** To be done **
Each line below must be set down exactly; omit any image you find.

** Material shown **
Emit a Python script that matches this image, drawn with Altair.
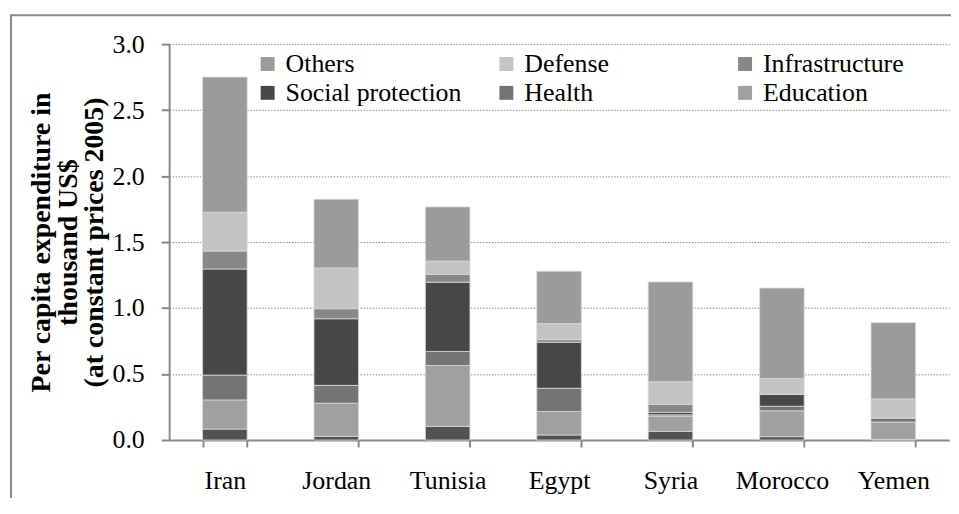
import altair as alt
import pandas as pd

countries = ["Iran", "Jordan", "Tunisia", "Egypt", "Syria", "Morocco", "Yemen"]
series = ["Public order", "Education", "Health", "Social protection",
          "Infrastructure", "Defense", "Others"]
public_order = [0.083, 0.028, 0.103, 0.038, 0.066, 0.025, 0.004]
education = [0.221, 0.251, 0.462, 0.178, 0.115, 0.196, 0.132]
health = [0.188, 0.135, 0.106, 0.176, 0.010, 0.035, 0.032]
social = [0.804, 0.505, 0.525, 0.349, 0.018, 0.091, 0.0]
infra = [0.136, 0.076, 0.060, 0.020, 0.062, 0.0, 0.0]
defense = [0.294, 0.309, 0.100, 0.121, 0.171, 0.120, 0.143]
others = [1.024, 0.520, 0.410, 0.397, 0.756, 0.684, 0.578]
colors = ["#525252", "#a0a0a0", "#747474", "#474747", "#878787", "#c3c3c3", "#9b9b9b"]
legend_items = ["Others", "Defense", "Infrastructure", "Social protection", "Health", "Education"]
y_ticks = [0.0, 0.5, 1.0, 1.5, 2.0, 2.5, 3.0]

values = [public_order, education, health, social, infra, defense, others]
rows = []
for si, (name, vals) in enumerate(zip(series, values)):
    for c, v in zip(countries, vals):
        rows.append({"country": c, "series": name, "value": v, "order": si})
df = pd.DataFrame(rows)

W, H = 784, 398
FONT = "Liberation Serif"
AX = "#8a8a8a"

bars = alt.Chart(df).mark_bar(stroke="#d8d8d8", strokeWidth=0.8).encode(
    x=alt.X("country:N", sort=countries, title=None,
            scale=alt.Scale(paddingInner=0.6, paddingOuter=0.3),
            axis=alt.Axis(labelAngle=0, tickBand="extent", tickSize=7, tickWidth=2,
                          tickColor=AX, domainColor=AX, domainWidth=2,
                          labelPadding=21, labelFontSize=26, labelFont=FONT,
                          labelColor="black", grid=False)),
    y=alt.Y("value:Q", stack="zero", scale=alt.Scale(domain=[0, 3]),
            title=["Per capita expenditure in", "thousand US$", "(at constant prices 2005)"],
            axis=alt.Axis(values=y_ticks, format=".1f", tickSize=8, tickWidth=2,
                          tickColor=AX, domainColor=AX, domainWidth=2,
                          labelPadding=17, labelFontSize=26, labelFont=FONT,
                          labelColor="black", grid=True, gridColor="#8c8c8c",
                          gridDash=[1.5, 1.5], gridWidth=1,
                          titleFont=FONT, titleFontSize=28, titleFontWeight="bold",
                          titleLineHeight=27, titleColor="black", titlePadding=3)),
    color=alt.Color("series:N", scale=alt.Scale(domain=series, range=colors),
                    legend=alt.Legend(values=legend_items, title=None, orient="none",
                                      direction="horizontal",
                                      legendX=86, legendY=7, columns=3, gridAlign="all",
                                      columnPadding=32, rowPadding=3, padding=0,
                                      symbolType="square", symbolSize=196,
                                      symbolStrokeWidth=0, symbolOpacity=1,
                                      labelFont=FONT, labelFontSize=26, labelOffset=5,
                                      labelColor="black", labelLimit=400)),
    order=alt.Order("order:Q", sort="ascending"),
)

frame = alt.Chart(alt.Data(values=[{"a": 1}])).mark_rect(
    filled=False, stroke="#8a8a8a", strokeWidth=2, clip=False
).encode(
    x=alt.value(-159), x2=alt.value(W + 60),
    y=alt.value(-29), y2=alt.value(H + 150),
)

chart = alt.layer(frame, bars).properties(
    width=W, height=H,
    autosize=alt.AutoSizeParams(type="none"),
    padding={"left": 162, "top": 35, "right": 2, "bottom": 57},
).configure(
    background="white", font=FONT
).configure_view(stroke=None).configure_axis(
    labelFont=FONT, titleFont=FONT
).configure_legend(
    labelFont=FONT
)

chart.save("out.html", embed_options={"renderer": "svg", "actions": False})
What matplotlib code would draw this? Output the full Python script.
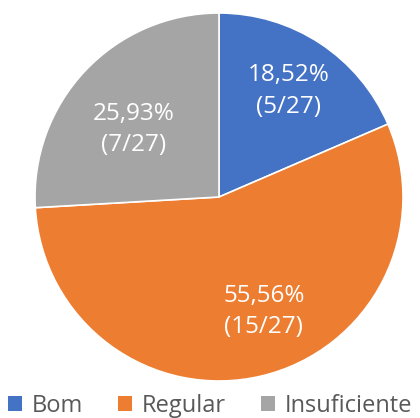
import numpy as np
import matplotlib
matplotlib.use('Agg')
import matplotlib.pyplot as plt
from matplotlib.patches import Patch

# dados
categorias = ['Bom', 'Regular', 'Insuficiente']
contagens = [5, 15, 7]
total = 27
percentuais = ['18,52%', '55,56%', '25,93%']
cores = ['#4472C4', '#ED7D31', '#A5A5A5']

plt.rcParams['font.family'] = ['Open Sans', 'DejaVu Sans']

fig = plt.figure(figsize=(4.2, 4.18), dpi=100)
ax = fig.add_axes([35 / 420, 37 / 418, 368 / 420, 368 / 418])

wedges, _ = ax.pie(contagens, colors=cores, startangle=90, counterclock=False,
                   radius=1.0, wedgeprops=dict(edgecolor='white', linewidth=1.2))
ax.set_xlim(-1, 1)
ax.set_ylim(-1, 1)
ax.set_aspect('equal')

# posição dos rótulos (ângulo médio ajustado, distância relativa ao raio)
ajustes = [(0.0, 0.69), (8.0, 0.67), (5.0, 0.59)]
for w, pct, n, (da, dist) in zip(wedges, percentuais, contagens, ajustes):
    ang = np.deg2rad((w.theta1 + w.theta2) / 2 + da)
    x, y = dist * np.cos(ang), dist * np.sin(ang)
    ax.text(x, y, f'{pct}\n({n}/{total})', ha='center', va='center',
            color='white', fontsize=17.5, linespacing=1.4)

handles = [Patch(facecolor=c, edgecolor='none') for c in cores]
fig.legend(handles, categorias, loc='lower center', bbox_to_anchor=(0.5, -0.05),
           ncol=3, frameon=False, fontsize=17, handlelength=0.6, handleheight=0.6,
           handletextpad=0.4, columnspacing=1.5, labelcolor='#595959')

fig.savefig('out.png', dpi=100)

** Expected answer **
Emit a Python script that matches this image, drawn with Altair.
import altair as alt
import pandas as pd

countries = ["Iran", "Jordan", "Tunisia", "Egypt", "Syria", "Morocco", "Yemen"]
series = ["Public order", "Education", "Health", "Social protection",
          "Infrastructure", "Defense", "Others"]
public_order = [0.083, 0.028, 0.103, 0.038, 0.066, 0.025, 0.004]
education = [0.221, 0.251, 0.462, 0.178, 0.115, 0.196, 0.132]
health = [0.188, 0.135, 0.106, 0.176, 0.010, 0.035, 0.032]
social = [0.804, 0.505, 0.525, 0.349, 0.018, 0.091, 0.0]
infra = [0.136, 0.076, 0.060, 0.020, 0.062, 0.0, 0.0]
defense = [0.294, 0.309, 0.100, 0.121, 0.171, 0.120, 0.143]
others = [1.024, 0.520, 0.410, 0.397, 0.756, 0.684, 0.578]
colors = ["#525252", "#a0a0a0", "#747474", "#474747", "#878787", "#c3c3c3", "#9b9b9b"]
legend_items = ["Others", "Defense", "Infrastructure", "Social protection", "Health", "Education"]
y_ticks = [0.0, 0.5, 1.0, 1.5, 2.0, 2.5, 3.0]

values = [public_order, education, health, social, infra, defense, others]
rows = []
for si, (name, vals) in enumerate(zip(series, values)):
    for c, v in zip(countries, vals):
        rows.append({"country": c, "series": name, "value": v, "order": si})
df = pd.DataFrame(rows)

W, H = 784, 398
FONT = "Liberation Serif"
AX = "#8a8a8a"

bars = alt.Chart(df).mark_bar(stroke="#d8d8d8", strokeWidth=0.8).encode(
    x=alt.X("country:N", sort=countries, title=None,
            scale=alt.Scale(paddingInner=0.6, paddingOuter=0.3),
            axis=alt.Axis(labelAngle=0, tickBand="extent", tickSize=7, tickWidth=2,
                          tickColor=AX, domainColor=AX, domainWidth=2,
                          labelPadding=21, labelFontSize=26, labelFont=FONT,
                          labelColor="black", grid=False)),
    y=alt.Y("value:Q", stack="zero", scale=alt.Scale(domain=[0, 3]),
            title=["Per capita expenditure in", "thousand US$", "(at constant prices 2005)"],
            axis=alt.Axis(values=y_ticks, format=".1f", tickSize=8, tickWidth=2,
                          tickColor=AX, domainColor=AX, domainWidth=2,
                          labelPadding=17, labelFontSize=26, labelFont=FONT,
                          labelColor="black", grid=True, gridColor="#8c8c8c",
                          gridDash=[1.5, 1.5], gridWidth=1,
                          titleFont=FONT, titleFontSize=28, titleFontWeight="bold",
                          titleLineHeight=27, titleColor="black", titlePadding=3)),
    color=alt.Color("series:N", scale=alt.Scale(domain=series, range=colors),
                    legend=alt.Legend(values=legend_items, title=None, orient="none",
                                      direction="horizontal",
                                      legendX=86, legendY=7, columns=3, gridAlign="all",
                                      columnPadding=32, rowPadding=3, padding=0,
                                      symbolType="square", symbolSize=196,
                                      symbolStrokeWidth=0, symbolOpacity=1,
                                      labelFont=FONT, labelFontSize=26, labelOffset=5,
                                      labelColor="black", labelLimit=400)),
    order=alt.Order("order:Q", sort="ascending"),
)

frame = alt.Chart(alt.Data(values=[{"a": 1}])).mark_rect(
    filled=False, stroke="#8a8a8a", strokeWidth=2, clip=False
).encode(
    x=alt.value(-159), x2=alt.value(W + 60),
    y=alt.value(-29), y2=alt.value(H + 150),
)

chart = alt.layer(frame, bars).properties(
    width=W, height=H,
    autosize=alt.AutoSizeParams(type="none"),
    padding={"left": 162, "top": 35, "right": 2, "bottom": 57},
).configure(
    background="white", font=FONT
).configure_view(stroke=None).configure_axis(
    labelFont=FONT, titleFont=FONT
).configure_legend(
    labelFont=FONT
)

chart.save("out.html", embed_options={"renderer": "svg", "actions": False})
What matplotlib code would draw this? Output the full Python script.
import numpy as np
import matplotlib
matplotlib.use('Agg')
import matplotlib.pyplot as plt
from matplotlib.patches import Patch

# dados
categorias = ['Bom', 'Regular', 'Insuficiente']
contagens = [5, 15, 7]
total = 27
percentuais = ['18,52%', '55,56%', '25,93%']
cores = ['#4472C4', '#ED7D31', '#A5A5A5']

plt.rcParams['font.family'] = ['Open Sans', 'DejaVu Sans']

fig = plt.figure(figsize=(4.2, 4.18), dpi=100)
ax = fig.add_axes([35 / 420, 37 / 418, 368 / 420, 368 / 418])

wedges, _ = ax.pie(contagens, colors=cores, startangle=90, counterclock=False,
                   radius=1.0, wedgeprops=dict(edgecolor='white', linewidth=1.2))
ax.set_xlim(-1, 1)
ax.set_ylim(-1, 1)
ax.set_aspect('equal')

# posição dos rótulos (ângulo médio ajustado, distância relativa ao raio)
ajustes = [(0.0, 0.69), (8.0, 0.67), (5.0, 0.59)]
for w, pct, n, (da, dist) in zip(wedges, percentuais, contagens, ajustes):
    ang = np.deg2rad((w.theta1 + w.theta2) / 2 + da)
    x, y = dist * np.cos(ang), dist * np.sin(ang)
    ax.text(x, y, f'{pct}\n({n}/{total})', ha='center', va='center',
            color='white', fontsize=17.5, linespacing=1.4)

handles = [Patch(facecolor=c, edgecolor='none') for c in cores]
fig.legend(handles, categorias, loc='lower center', bbox_to_anchor=(0.5, -0.05),
           ncol=3, frameon=False, fontsize=17, handlelength=0.6, handleheight=0.6,
           handletextpad=0.4, columnspacing=1.5, labelcolor='#595959')

fig.savefig('out.png', dpi=100)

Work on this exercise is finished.